En 2023, M. Yoon, un conservateur de 64 ans, avait tenu avec M. Biden et le Premier ministre japonais de l'époque, Fumio Kishida, un sommet historique dans la résidence présidentielle de Camp David, au cours duquel les trois pays avaient promis de renforcer leur coopération en matière de renseignement sur la Corée du Nord.
Lundi, le bureau du président par intérim Choi a fait savoir dans un communiqué que Séoul restait attaché aux "principes et accords du sommet de Camp David".
L'opposition de gauche, qui a empoisonné la vie de M. Yoon depuis le Parlement et semble bien partie pour diriger le pays une fois la crise terminée, maintient historiquement une position plus dure à l'égard du Japon pour sa brutale occupation de la Corée entre 1910 et 1945. Et son dirigeant Lee Jae-myung, qui fait lui aussi l'objet de poursuites et est menacé d'inéligibilité, est réputé plus favorable à la détente avec le Nord que M. Yoon, bête noire de Pyongyang.
La crise politique en Corée du Sud, quatrième économie mondiale, tombe au moment où arrive au pouvoir à Washington une administration qui risque de lui être beaucoup moins favorable que l'actuelle.
Lors de sa dernière campagne présidentielle, M. Trump a menacé de forcer la Corée du Sud à payer 10 milliards de dollars par an pour la présence des troupes américaines sur son sol, soit près de dix fois ce qu'elle verse actuellement.

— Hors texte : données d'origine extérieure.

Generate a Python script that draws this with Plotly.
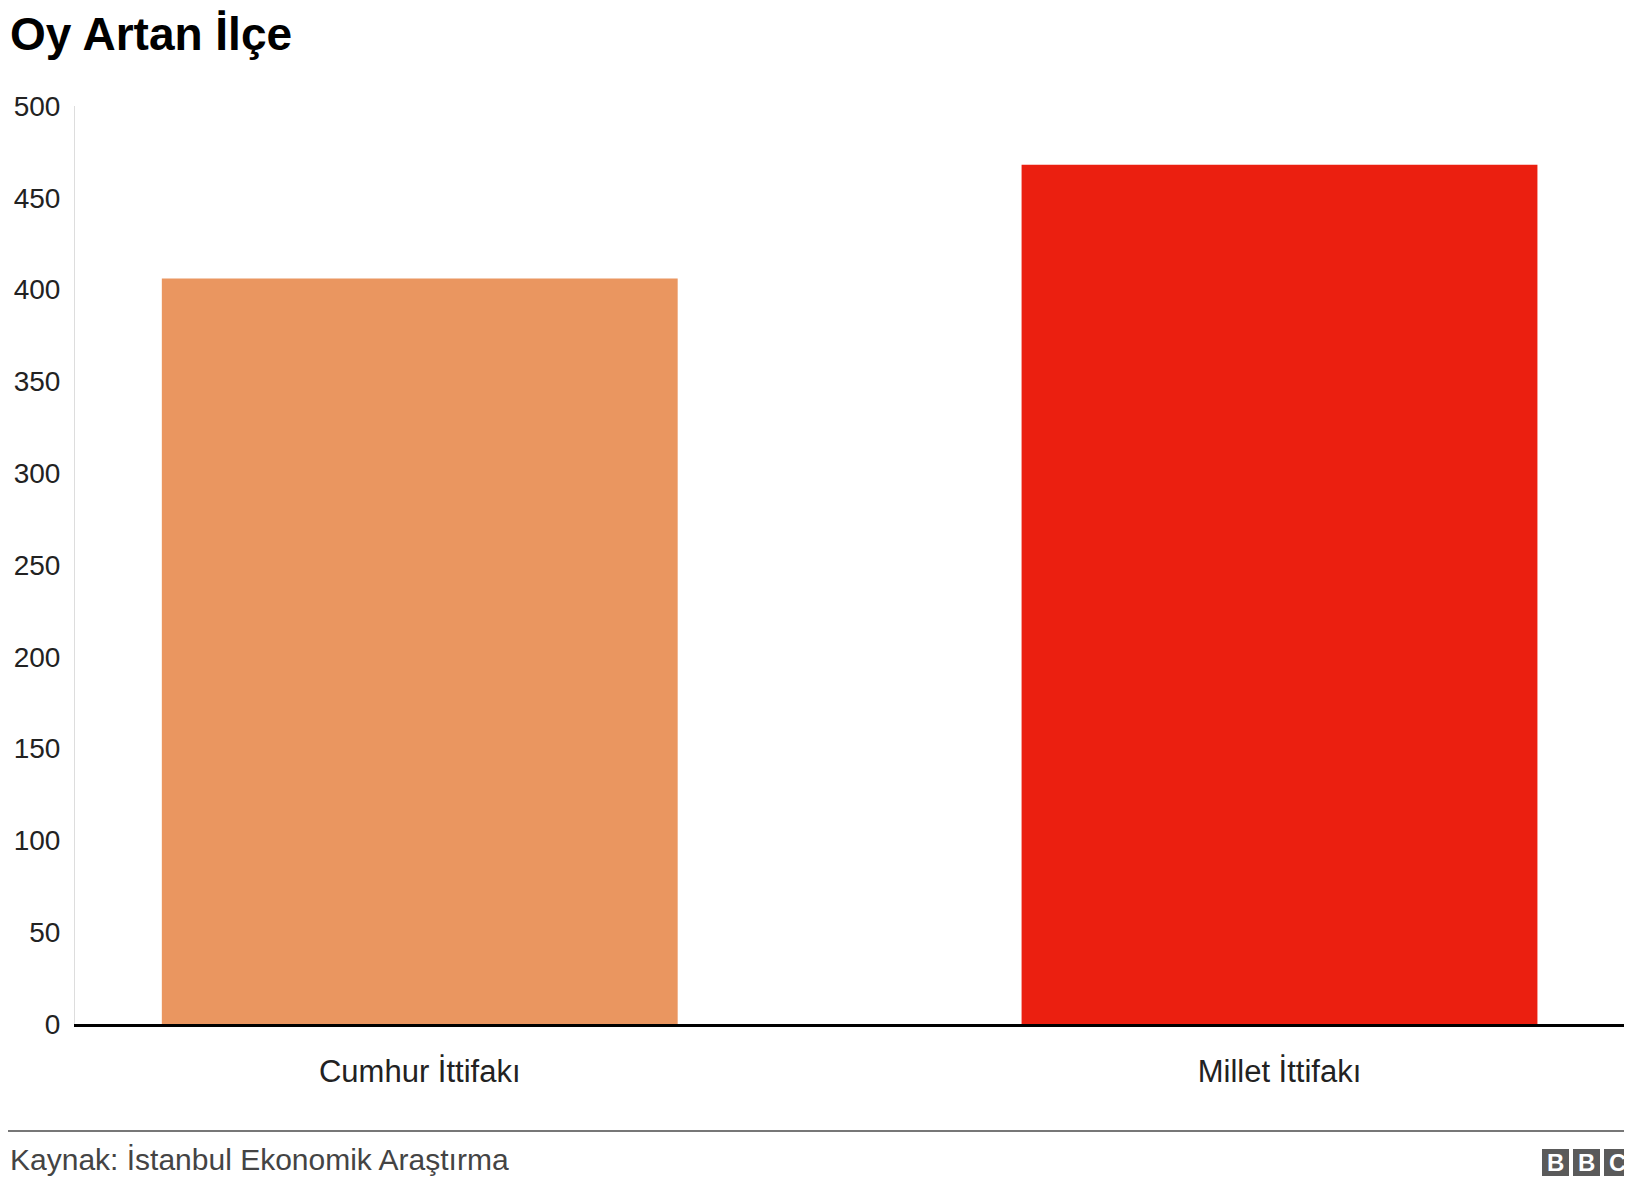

Paradoxalement, M. Trump a tissé des liens avec le précédent président sud-coréen de gauche, Moon Jae-in, qui l'a encouragé dans ses tentatives de conclure un accord avec Pyongyang. Et ses trois rencontres avec Kim Jong Un, si elles avaient échoué à aboutir à la dénucléarisation de la Corée du Nord, avaient tout de même fait baisser les tensions pendant quelque temps.